*Supplied data*.
## begin
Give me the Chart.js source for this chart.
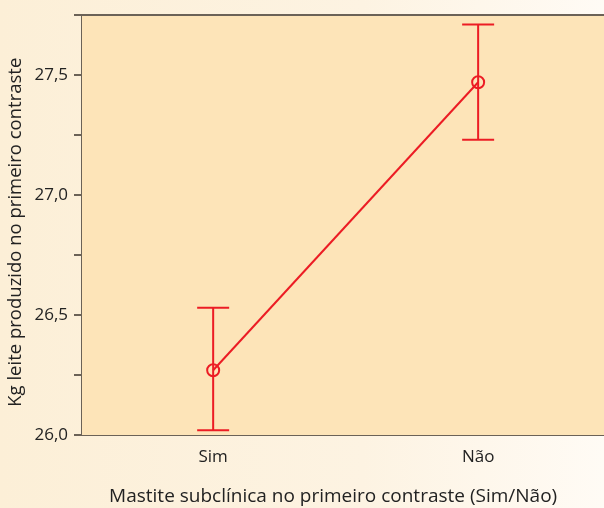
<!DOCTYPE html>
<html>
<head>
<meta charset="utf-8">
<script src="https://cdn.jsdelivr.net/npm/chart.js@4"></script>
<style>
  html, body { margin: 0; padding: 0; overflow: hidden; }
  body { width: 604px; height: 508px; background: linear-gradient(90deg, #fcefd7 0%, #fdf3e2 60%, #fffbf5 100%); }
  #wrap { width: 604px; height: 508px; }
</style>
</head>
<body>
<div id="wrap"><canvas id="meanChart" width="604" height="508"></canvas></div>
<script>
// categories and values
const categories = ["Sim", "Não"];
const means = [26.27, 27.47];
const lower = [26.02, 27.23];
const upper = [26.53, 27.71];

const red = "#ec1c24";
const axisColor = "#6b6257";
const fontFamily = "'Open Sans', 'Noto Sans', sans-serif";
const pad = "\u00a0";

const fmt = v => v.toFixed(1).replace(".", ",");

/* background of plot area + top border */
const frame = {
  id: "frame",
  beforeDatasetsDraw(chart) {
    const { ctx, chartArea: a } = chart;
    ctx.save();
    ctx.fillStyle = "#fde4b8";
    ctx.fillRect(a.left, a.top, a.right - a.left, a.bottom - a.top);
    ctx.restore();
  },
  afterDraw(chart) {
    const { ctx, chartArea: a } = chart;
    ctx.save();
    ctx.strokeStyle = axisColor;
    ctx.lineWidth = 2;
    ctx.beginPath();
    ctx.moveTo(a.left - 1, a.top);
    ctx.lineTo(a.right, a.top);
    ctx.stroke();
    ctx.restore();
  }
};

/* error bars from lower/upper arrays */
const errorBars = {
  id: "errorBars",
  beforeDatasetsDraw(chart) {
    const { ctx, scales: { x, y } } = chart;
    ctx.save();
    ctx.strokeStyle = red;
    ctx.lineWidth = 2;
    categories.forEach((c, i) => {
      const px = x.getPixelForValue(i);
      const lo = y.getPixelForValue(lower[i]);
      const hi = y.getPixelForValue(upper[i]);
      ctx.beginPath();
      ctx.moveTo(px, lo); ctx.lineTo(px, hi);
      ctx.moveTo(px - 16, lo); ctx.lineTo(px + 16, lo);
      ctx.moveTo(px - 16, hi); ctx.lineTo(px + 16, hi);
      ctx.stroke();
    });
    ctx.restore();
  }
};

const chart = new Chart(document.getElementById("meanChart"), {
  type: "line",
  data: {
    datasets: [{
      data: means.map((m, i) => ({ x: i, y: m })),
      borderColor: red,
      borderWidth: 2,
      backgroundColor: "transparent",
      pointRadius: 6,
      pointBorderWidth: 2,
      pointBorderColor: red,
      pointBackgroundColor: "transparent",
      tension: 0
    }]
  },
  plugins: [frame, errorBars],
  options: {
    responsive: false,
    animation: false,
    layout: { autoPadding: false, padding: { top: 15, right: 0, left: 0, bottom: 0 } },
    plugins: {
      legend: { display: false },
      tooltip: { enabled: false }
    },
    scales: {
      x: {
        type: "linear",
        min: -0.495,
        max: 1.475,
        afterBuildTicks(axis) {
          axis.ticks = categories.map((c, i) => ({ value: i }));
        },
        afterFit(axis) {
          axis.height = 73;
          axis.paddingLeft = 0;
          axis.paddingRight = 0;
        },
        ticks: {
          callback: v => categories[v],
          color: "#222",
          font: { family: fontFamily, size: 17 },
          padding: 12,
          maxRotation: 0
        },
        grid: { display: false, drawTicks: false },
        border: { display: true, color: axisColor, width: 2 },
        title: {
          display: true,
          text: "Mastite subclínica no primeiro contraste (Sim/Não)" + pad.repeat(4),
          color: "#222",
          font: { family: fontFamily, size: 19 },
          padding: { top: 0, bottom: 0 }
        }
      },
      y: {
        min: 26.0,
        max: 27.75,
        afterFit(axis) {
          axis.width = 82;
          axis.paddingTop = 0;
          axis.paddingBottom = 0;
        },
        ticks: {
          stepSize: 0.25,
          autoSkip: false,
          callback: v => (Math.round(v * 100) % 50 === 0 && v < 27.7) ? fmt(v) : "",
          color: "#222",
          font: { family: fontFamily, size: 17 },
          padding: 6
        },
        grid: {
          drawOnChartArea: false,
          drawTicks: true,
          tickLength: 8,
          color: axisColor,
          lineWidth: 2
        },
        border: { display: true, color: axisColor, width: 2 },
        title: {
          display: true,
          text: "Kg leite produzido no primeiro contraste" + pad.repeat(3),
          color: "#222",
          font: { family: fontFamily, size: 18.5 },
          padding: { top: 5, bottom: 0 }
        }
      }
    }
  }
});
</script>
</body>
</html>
## end
All the material shown above is to be copied exactly, with no pictures carried over.

Give me the Chart.js source for this chart.
<!DOCTYPE html>
<html>
<head>
<meta charset="utf-8">
<script src="https://cdn.jsdelivr.net/npm/chart.js@4"></script>
<style>
  html, body { margin: 0; padding: 0; overflow: hidden; }
  body { width: 604px; height: 508px; background: linear-gradient(90deg, #fcefd7 0%, #fdf3e2 60%, #fffbf5 100%); }
  #wrap { width: 604px; height: 508px; }
</style>
</head>
<body>
<div id="wrap"><canvas id="meanChart" width="604" height="508"></canvas></div>
<script>
// categories and values
const categories = ["Sim", "Não"];
const means = [26.27, 27.47];
const lower = [26.02, 27.23];
const upper = [26.53, 27.71];

const red = "#ec1c24";
const axisColor = "#6b6257";
const fontFamily = "'Open Sans', 'Noto Sans', sans-serif";
const pad = "\u00a0";

const fmt = v => v.toFixed(1).replace(".", ",");

/* background of plot area + top border */
const frame = {
  id: "frame",
  beforeDatasetsDraw(chart) {
    const { ctx, chartArea: a } = chart;
    ctx.save();
    ctx.fillStyle = "#fde4b8";
    ctx.fillRect(a.left, a.top, a.right - a.left, a.bottom - a.top);
    ctx.restore();
  },
  afterDraw(chart) {
    const { ctx, chartArea: a } = chart;
    ctx.save();
    ctx.strokeStyle = axisColor;
    ctx.lineWidth = 2;
    ctx.beginPath();
    ctx.moveTo(a.left - 1, a.top);
    ctx.lineTo(a.right, a.top);
    ctx.stroke();
    ctx.restore();
  }
};

/* error bars from lower/upper arrays */
const errorBars = {
  id: "errorBars",
  beforeDatasetsDraw(chart) {
    const { ctx, scales: { x, y } } = chart;
    ctx.save();
    ctx.strokeStyle = red;
    ctx.lineWidth = 2;
    categories.forEach((c, i) => {
      const px = x.getPixelForValue(i);
      const lo = y.getPixelForValue(lower[i]);
      const hi = y.getPixelForValue(upper[i]);
      ctx.beginPath();
      ctx.moveTo(px, lo); ctx.lineTo(px, hi);
      ctx.moveTo(px - 16, lo); ctx.lineTo(px + 16, lo);
      ctx.moveTo(px - 16, hi); ctx.lineTo(px + 16, hi);
      ctx.stroke();
    });
    ctx.restore();
  }
};

const chart = new Chart(document.getElementById("meanChart"), {
  type: "line",
  data: {
    datasets: [{
      data: means.map((m, i) => ({ x: i, y: m })),
      borderColor: red,
      borderWidth: 2,
      backgroundColor: "transparent",
      pointRadius: 6,
      pointBorderWidth: 2,
      pointBorderColor: red,
      pointBackgroundColor: "transparent",
      tension: 0
    }]
  },
  plugins: [frame, errorBars],
  options: {
    responsive: false,
    animation: false,
    layout: { autoPadding: false, padding: { top: 15, right: 0, left: 0, bottom: 0 } },
    plugins: {
      legend: { display: false },
      tooltip: { enabled: false }
    },
    scales: {
      x: {
        type: "linear",
        min: -0.495,
        max: 1.475,
        afterBuildTicks(axis) {
          axis.ticks = categories.map((c, i) => ({ value: i }));
        },
        afterFit(axis) {
          axis.height = 73;
          axis.paddingLeft = 0;
          axis.paddingRight = 0;
        },
        ticks: {
          callback: v => categories[v],
          color: "#222",
          font: { family: fontFamily, size: 17 },
          padding: 12,
          maxRotation: 0
        },
        grid: { display: false, drawTicks: false },
        border: { display: true, color: axisColor, width: 2 },
        title: {
          display: true,
          text: "Mastite subclínica no primeiro contraste (Sim/Não)" + pad.repeat(4),
          color: "#222",
          font: { family: fontFamily, size: 19 },
          padding: { top: 0, bottom: 0 }
        }
      },
      y: {
        min: 26.0,
        max: 27.75,
        afterFit(axis) {
          axis.width = 82;
          axis.paddingTop = 0;
          axis.paddingBottom = 0;
        },
        ticks: {
          stepSize: 0.25,
          autoSkip: false,
          callback: v => (Math.round(v * 100) % 50 === 0 && v < 27.7) ? fmt(v) : "",
          color: "#222",
          font: { family: fontFamily, size: 17 },
          padding: 6
        },
        grid: {
          drawOnChartArea: false,
          drawTicks: true,
          tickLength: 8,
          color: axisColor,
          lineWidth: 2
        },
        border: { display: true, color: axisColor, width: 2 },
        title: {
          display: true,
          text: "Kg leite produzido no primeiro contraste" + pad.repeat(3),
          color: "#222",
          font: { family: fontFamily, size: 18.5 },
          padding: { top: 5, bottom: 0 }
        }
      }
    }
  }
});
</script>
</body>
</html>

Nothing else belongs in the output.